Nature doesn't care about the categories we invent.

The force was there. The effect was happening. The discrepancy was real, and every day that physicists trusted the assumption instead of checking the footnote, the universe quietly hummed along with a hidden law that nobody had written down.

This is how science actually works, most of the time. Not in sudden paradigm shifts announced to the world. But in someone reading an old paper, finding a footnote, and deciding — slowly, carefully, with many late nights and many failed calculations — that the footnote deserves a second look.

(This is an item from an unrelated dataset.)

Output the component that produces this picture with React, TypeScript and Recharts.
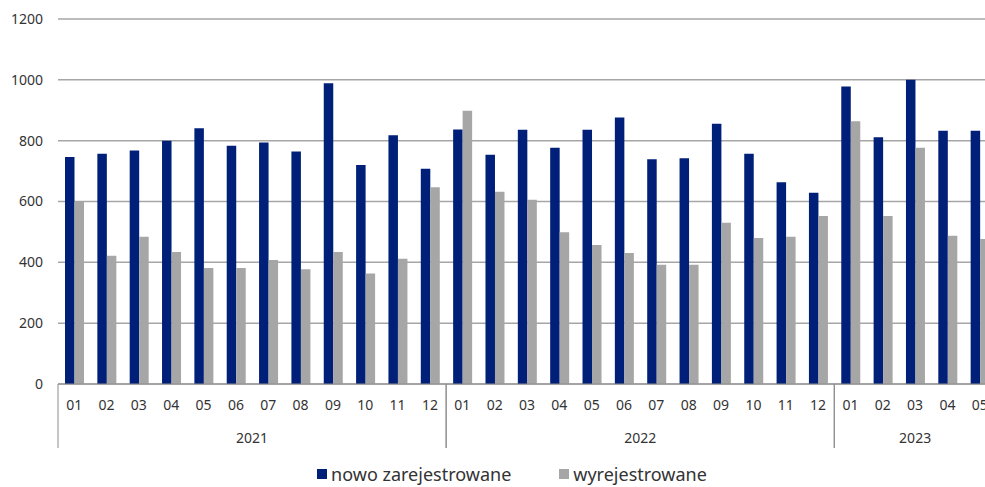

The universe keeps its secrets. But not from people who refuse to stop looking.


The Open Door

Victor Flambaum published the paper on a Thursday afternoon in February 2026. By Friday morning, three other research groups had confirmed the calculation independently. By the following week, the cesium anomaly was no longer listed as an open problem in precision physics. It was listed as a solved one.

The neutrino force entered the lexicon quietly. No press conferences. No declarations that the Standard Model was broken. Just a quiet clarification: the model works, it just needed a patch. A small one. A force hiding in plain sight, finally acknowledged.

And somewhere in the physics community, a graduate student is right now reading a different footnote in a different paper from the 1960s, wondering if anyone checked it.

The universe still has secrets. And the footnotes are full of them.


Scientific basis: In early 2026, physicists including Victor Flambaum (UNSW Sydney) and Yuval Grossman (Cornell) published work suggesting a "neutrino force" — a subtle interaction arising when fermions (like neutrinos) pair up to act as force carriers, contrary to the Standard Model's fermion/boson separation. The force accounts for a persistent ~2-sigma discrepancy in cesium atom parity-violation experiments. As TRIUMF's John Behr put it: "It's a bigger effect than anybody had guessed."